[WHAT IS EXPECTED]
Print the entries below exactly as they appear, from the first line up to and including the line with "import plotly.graph_objects as go". Do not print any pictures.

[LISTED ENTRIES]
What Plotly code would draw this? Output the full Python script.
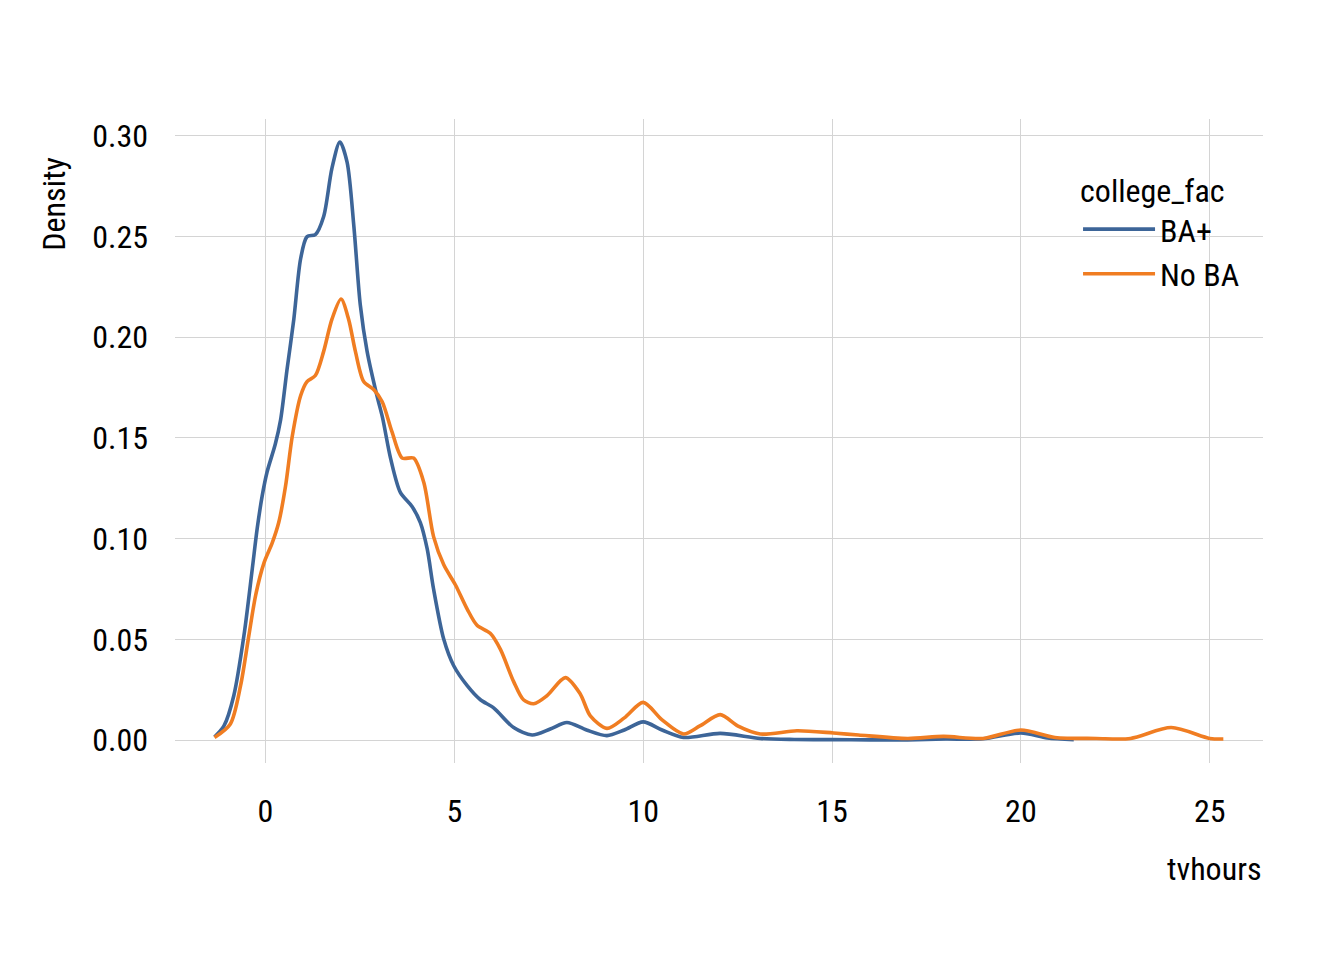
import plotly.graph_objects as go

# tvhours density
ba_x = [-1.35, -1.10, -0.84, -0.57, -0.35, -0.22, -0.09, 0.04, 0.26, 0.40, 0.57, 0.75, 0.93,
        1.10, 1.32, 1.54, 1.76, 1.97, 2.16, 2.34, 2.51, 2.69, 2.95, 3.10, 3.31, 3.57, 3.88,
        4.10, 4.28, 4.45, 4.72, 4.98, 5.34, 5.69, 6.04, 6.57, 7.06, 7.54, 7.98, 8.50, 9.04,
        9.50, 10.0, 10.5, 11.07, 12.04, 13.1, 14.0, 15.0, 16.0, 17.0, 18.0, 19.0, 20.0, 20.7, 21.4]
ba_y = [0.0015, 0.007, 0.022, 0.052, 0.085, 0.105, 0.121, 0.133, 0.147, 0.159, 0.184, 0.209, 0.239,
        0.250, 0.251, 0.260, 0.284, 0.297, 0.287, 0.255, 0.216, 0.193, 0.171, 0.160, 0.140, 0.123, 0.116,
        0.108, 0.095, 0.075, 0.050, 0.037, 0.027, 0.020, 0.016, 0.0062, 0.0025, 0.0055, 0.0087, 0.005, 0.0022,
        0.005, 0.009, 0.005, 0.0013, 0.0033, 0.0008, 0.0003, 0.0002, 0.0001, 0.0001, 0.0005, 0.0006, 0.0035, 0.001, 0.0002]

noba_x = [-1.35, -0.93, -0.66, -0.44, -0.26, -0.04, 0.18, 0.35, 0.53, 0.71, 0.93, 1.10, 1.32,
          1.54, 1.76, 2.00, 2.20, 2.38, 2.60, 2.87, 3.09, 3.35, 3.62, 3.92, 4.19, 4.45, 4.72,
          5.03, 5.34, 5.60, 5.95, 6.22, 6.57, 6.83, 7.10, 7.45, 7.94, 8.33, 8.60, 9.04, 9.50,
          10.0, 10.5, 11.07, 11.5, 12.04, 12.5, 13.1, 14.07, 15.04, 15.7, 17.0, 17.95, 19.0,
          20.0, 20.9, 22.0, 22.9, 23.98, 25.0, 25.36]
noba_y = [0.0013, 0.008, 0.027, 0.052, 0.072, 0.088, 0.098, 0.108, 0.126, 0.151, 0.171, 0.178, 0.181,
          0.193, 0.209, 0.219, 0.209, 0.193, 0.178, 0.174, 0.168, 0.153, 0.140, 0.140, 0.128, 0.101, 0.087,
          0.077, 0.065, 0.057, 0.053, 0.045, 0.029, 0.020, 0.018, 0.022, 0.031, 0.023, 0.012, 0.0058, 0.011,
          0.0187, 0.010, 0.003, 0.007, 0.0126, 0.007, 0.003, 0.0046, 0.0035, 0.0025, 0.0008, 0.0018, 0.0008,
          0.005, 0.0013, 0.0008, 0.0008, 0.0062, 0.0008, 0.0005]

x_ticks = [0, 5, 10, 15, 20, 25]
y_ticks = [0.00, 0.05, 0.10, 0.15, 0.20, 0.25, 0.30]
y_tick_labels = ["0.00", "0.05", "0.10", "0.15", "0.20", "0.25", "0.30"]

FONT = "Roboto Condensed, Liberation Sans Narrow, DejaVu Sans Condensed, sans-serif"
FS = 32
BLUE = "#3D6598"
ORANGE = "#F07D22"

fig = go.Figure()
fig.add_trace(go.Scatter(x=ba_x, y=ba_y, mode="lines", name="BA+",
                         line=dict(color=BLUE, width=3.6, shape="spline", smoothing=0.8)))
fig.add_trace(go.Scatter(x=noba_x, y=noba_y, mode="lines", name="No BA",
                         line=dict(color=ORANGE, width=3.6, shape="spline", smoothing=0.8)))

fig.update_layout(
    width=1344, height=960,
    margin=dict(l=167, r=89, t=111, b=205),
    paper_bgcolor="white", plot_bgcolor="white",
    font=dict(family=FONT, size=FS, color="black"),
    showlegend=True,
    legend=dict(
        title=dict(text="college_fac", font=dict(size=FS)),
        font=dict(size=FS),
        x=0.83, xanchor="left", y=0.936, yanchor="top",
        bgcolor="rgba(0,0,0,0)", itemwidth=72,
    ),
    xaxis=dict(
        range=[-2.396, 26.41], tickvals=x_ticks, ticktext=[str(v) for v in x_ticks],
        showgrid=True, gridcolor="#D4D4D4", gridwidth=1, zeroline=False, showline=False,
        ticks="", ticklabelstandoff=26, tickfont=dict(size=FS),
    ),
    yaxis=dict(
        range=[-0.0114, 0.3084], tickvals=y_ticks, ticktext=y_tick_labels,
        showgrid=True, gridcolor="#D4D4D4", gridwidth=1, zeroline=False, showline=False,
        ticks="", ticklabelstandoff=26, tickfont=dict(size=FS),
    ),
    annotations=[
        dict(text="tvhours", xref="paper", yref="paper", x=1.0, y=-0.165,
             xanchor="right", yanchor="middle", showarrow=False, font=dict(size=FS)),
        dict(text="Density", xref="paper", yref="paper", x=-0.111, y=0.945,
             xanchor="center", yanchor="top", textangle=-90, showarrow=False, font=dict(size=FS)),
    ],
)

fig.write_html("out.html")
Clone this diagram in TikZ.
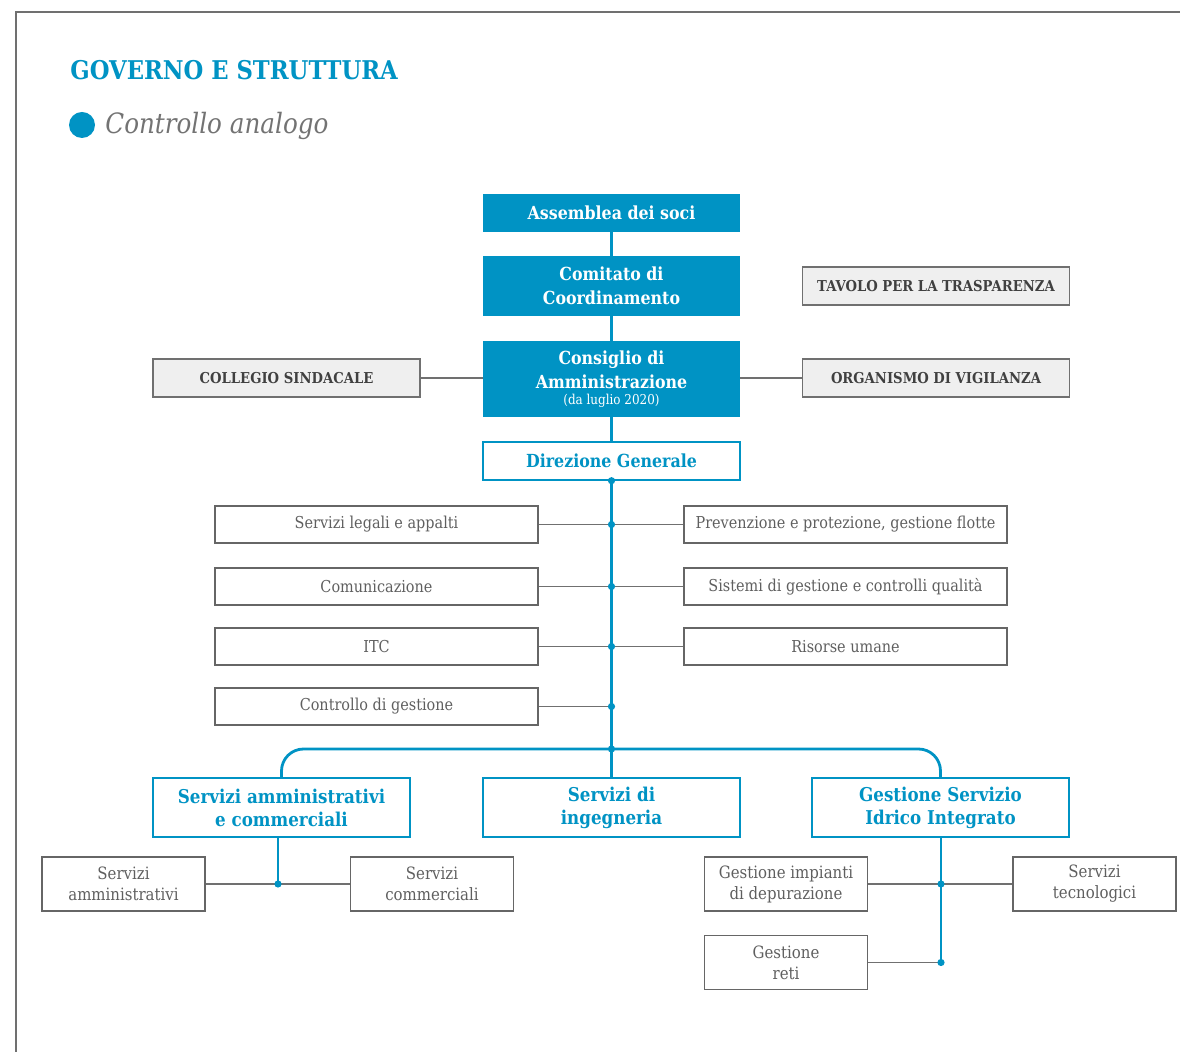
\documentclass[tikz,border=0pt]{standalone}
\usepackage{fontspec}
\setmainfont{DejaVu Serif}[FakeStretch=0.88]
\definecolor{acqua}{RGB}{0,147,196}
\definecolor{bordo}{RGB}{112,112,112}
\definecolor{fondo}{RGB}{239,239,239}
\definecolor{testo}{RGB}{95,95,95}
\tikzset{
  organo/.style={fill=acqua, text=white, font=\bfseries\fontsize{9}{12}\selectfont, align=center, minimum width=128.5pt, inner sep=0pt},
  direzione/.style={draw=acqua, line width=0.7pt, fill=white, text=acqua, font=\bfseries\fontsize{9}{11.5}\selectfont, align=center, minimum width=128.5pt, minimum height=19pt, inner sep=0pt},
  controllo/.style={draw=bordo, line width=0.7pt, fill=fondo, text=black!75, font=\bfseries\fontsize{7.5}{9}\selectfont, minimum width=133.5pt, minimum height=19pt, inner sep=0pt},
  ufficio/.style={draw=black!60, line width=0.55pt, text=testo, font=\fontsize{8.2}{9}\selectfont, minimum width=161.5pt, minimum height=18.5pt, inner sep=0pt},
  reparto/.style={draw=black!60, line width=0.55pt, text=testo, font=\fontsize{8.5}{10.5}\selectfont, align=center, minimum width=81.5pt, minimum height=27pt, inner sep=0pt},
  ramo/.style={acqua, line width=1.4pt},
  filo/.style={bordo, line width=0.7pt},
  snodo/.style={circle, fill=acqua, inner sep=0pt, minimum size=3.6pt}
}

\begin{document}
\begin{tikzpicture}[x=0.5pt, y=-0.5pt]
  \useasboundingbox (0,0) rectangle (1180,1052);
  \draw[bordo, line width=0.8pt] (1180,12) -- (16,12) -- (16,1052);

  % intestazione
  \node[anchor=base west, inner sep=0pt, text=acqua, font=\bfseries\fontsize{12.9}{15}\selectfont] (titolo) at (70,80) {GOVERNO E STRUTTURA};
  \fill[acqua] (82,125) circle (6.5pt);
  \node[anchor=base west, inner sep=0pt, text=black!55, font=\itshape\fontsize{14}{16}\selectfont] (sottotitolo) at (105,134) {Controllo analogo};

  % organi
  \node[organo, minimum height=19pt] (assemblea) at (611.5,213) {Assemblea dei soci};
  \node[organo, minimum height=30pt] (comitato) at (611.5,286) {Comitato di\\Coordinamento};
  \node[organo, minimum height=38pt] (consiglio) at (611.5,379) {Consiglio di\\Amministrazione\\[-4pt]{\mdseries\fontsize{6.8}{7.5}\selectfont (da luglio 2020)}};
  \node[direzione] (direzione) at (611.5,461) {Direzione Generale};

  \node[controllo] (tavolo) at (936,286) {TAVOLO PER LA TRASPARENZA};
  \node[controllo] (collegio) at (286.5,378) {COLLEGIO SINDACALE};
  \node[controllo] (vigilanza) at (936,378) {ORGANISMO DI VIGILANZA};

  \draw[filo] (collegio.east) -- (collegio.east -| consiglio.west);
  \draw[filo] (vigilanza.west) -- (vigilanza.west -| consiglio.east);
  \draw[ramo] (assemblea.south) -- (comitato.north);
  \draw[ramo] (comitato.south) -- (consiglio.north);
  \draw[ramo] (consiglio.south) -- (direzione.north);

  % staff
  \node[ufficio] (legali) at (376.5,524.5) {Servizi legali e appalti};
  \node[ufficio] (comunicazione) at (376.5,586.5) {Comunicazione};
  \node[ufficio] (itc) at (376.5,646.5) {ITC};
  \node[ufficio] (cdg) at (376.5,706.5) {Controllo di gestione};
  \node[ufficio] (prevenzione) at (845.5,524.5) {Prevenzione e protezione, gestione flotte};
  \node[ufficio] (qualita) at (845.5,586.5) {Sistemi di gestione e controlli qualità};
  \node[ufficio] (risorse) at (845.5,646.5) {Risorse umane};

  \coordinate (bus) at (611.5,749);
  \draw[filo] (legali.east) -- (prevenzione.west);
  \draw[filo] (comunicazione.east) -- (qualita.west);
  \draw[filo] (itc.east) -- (risorse.west);
  \draw[filo] (cdg.east) -- (cdg.east -| bus);

  % aree
  \node[direzione, minimum height=29.5pt, font=\bfseries\fontsize{9.5}{11.5}\selectfont] (amministrazione) at (281.5,807.5) {Servizi amministrativi\\e commerciali};
  \node[direzione, minimum height=29.5pt, font=\bfseries\fontsize{9.5}{11.5}\selectfont] (ingegneria) at (611.5,807.5) {Servizi di\\ingegneria};
  \node[direzione, minimum height=29.5pt, font=\bfseries\fontsize{9.5}{11.5}\selectfont] (idrico) at (940.5,807.5) {Gestione Servizio\\Idrico Integrato};

  \draw[ramo] (direzione.south) -- (ingegneria.north);
  \draw[ramo, rounded corners=11pt] (amministrazione.north) -- (amministrazione.north |- bus) -- (idrico.north |- bus) -- (idrico.north);

  \foreach \u in {direzione.south, legali.east -| bus, comunicazione.east -| bus, itc.east -| bus, cdg.east -| bus, bus}
    \node[snodo] at (\u) {};

  % reparti
  \node[reparto] (amministrativi) at (123.5,884) {Servizi\\amministrativi};
  \node[reparto] (commerciali) at (432,884) {Servizi\\commerciali};
  \node[reparto] (depurazione) at (786,884) {Gestione impianti\\di depurazione};
  \node[reparto] (tecnologici) at (1094.5,884) {Servizi\\tecnologici};
  \node[reparto] (reti) at (786,962.5) {Gestione\\reti};

  \coordinate (ac) at (278,884);
  \coordinate (gi) at (941,884);
  \coordinate (gr) at (941,962.5);
  \draw[filo] (amministrativi.east) -- (commerciali.west);
  \draw[filo] (depurazione.east) -- (tecnologici.west);
  \draw[filo] (reti.east) -- (gr);
  \draw[ramo] (amministrazione.south -| ac) -- (ac);
  \draw[ramo] (idrico.south -| gi) -- (gr);
  \foreach \u in {ac, gi, gr}
    \node[snodo] at (\u) {};
\end{tikzpicture}
\end{document}
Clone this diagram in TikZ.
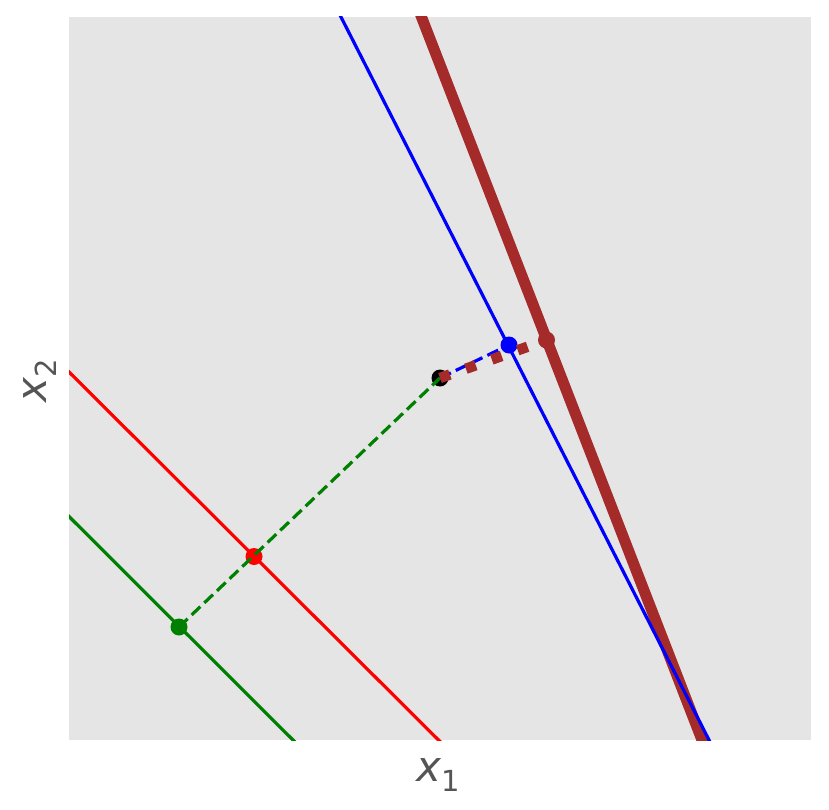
\documentclass[tikz,border=0pt]{standalone}
\usepackage{fontspec}
\usetikzlibrary{calc}
\newfontfamily\dvsans{DejaVu Sans}
\definecolor{bgray}{HTML}{E5E5E5}
\definecolor{lblgray}{HTML}{555555}
\definecolor{brn}{HTML}{A52A2A}
\definecolor{grn}{HTML}{008000}
\tikzset{
  thinline/.style={line width=3.2pt},
  dotpt/.style={circle, inner sep=0pt, minimum size=17pt, fill=#1, draw=none},
  dashline/.style={line width=3.2pt, dash pattern=on 12pt off 5.5pt},
  dotline/.style={line width=10.5pt, dash pattern=on 10.5pt off 17pt},
  axlabel/.style={text=lblgray, inner sep=0pt, font=\dvsans\fontsize{42}{50}\selectfont}
}
\begin{document}
\begin{tikzpicture}[x=1pt,y=-1pt]
\useasboundingbox (0,0) rectangle (829,810);
\fill[bgray] (69,17) rectangle (811,740);
% line end coordinates
\coordinate (bt) at (341,17);
\coordinate (bb) at (709,740);
\coordinate (rt) at (421.5,17);
\coordinate (rb) at (702,740);
\coordinate (redl) at (69,372);
\coordinate (redb) at (438.5,740);
\coordinate (gl) at (69,516.5);
\coordinate (gb) at (293,740);
\begin{scope}
\clip (69,17) rectangle (811,740);
\draw[brn, line width=11pt] ($(rt)!-0.05!(rb)$) -- ($(rb)!-0.05!(rt)$);
\draw[blue, thinline] ($(bt)!-0.02!(bb)$) -- ($(bb)!-0.02!(bt)$);
\draw[red, thinline] ($(redl)!-0.02!(redb)$) -- ($(redb)!-0.02!(redl)$);
\draw[grn, thinline] ($(gl)!-0.02!(gb)$) -- ($(gb)!-0.02!(gl)$);
\end{scope}
% points
\node[dotpt=black] (k) at (440,378) {};
\node[dotpt=blue] (bp) at (509,345) {};
\node[dotpt=brn] (rp) at (546.5,340) {};
\node[dotpt=red] (redp) at (254,556.5) {};
\node[dotpt=grn] (gp) at (179,627) {};
% connectors
\draw[grn, dashline] (gp.center) -- (k.center);
\draw[blue, dashline] (k.center) -- (bp.center);
\draw[brn, dotline] (k.center) -- (rp.center);
% labels
\node[axlabel] (xl1) at (438,775) {{\itshape x}\raisebox{-0.22em}{\fontsize{29}{30}\selectfont 1}};
\node[axlabel, rotate=90] (xl2) at (40,381) {{\itshape x}\raisebox{-0.22em}{\fontsize{29}{30}\selectfont 2}};
\end{tikzpicture}
\end{document}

[REPLY]
What Plotly code would draw this? Output the full Python script.
import plotly.graph_objects as go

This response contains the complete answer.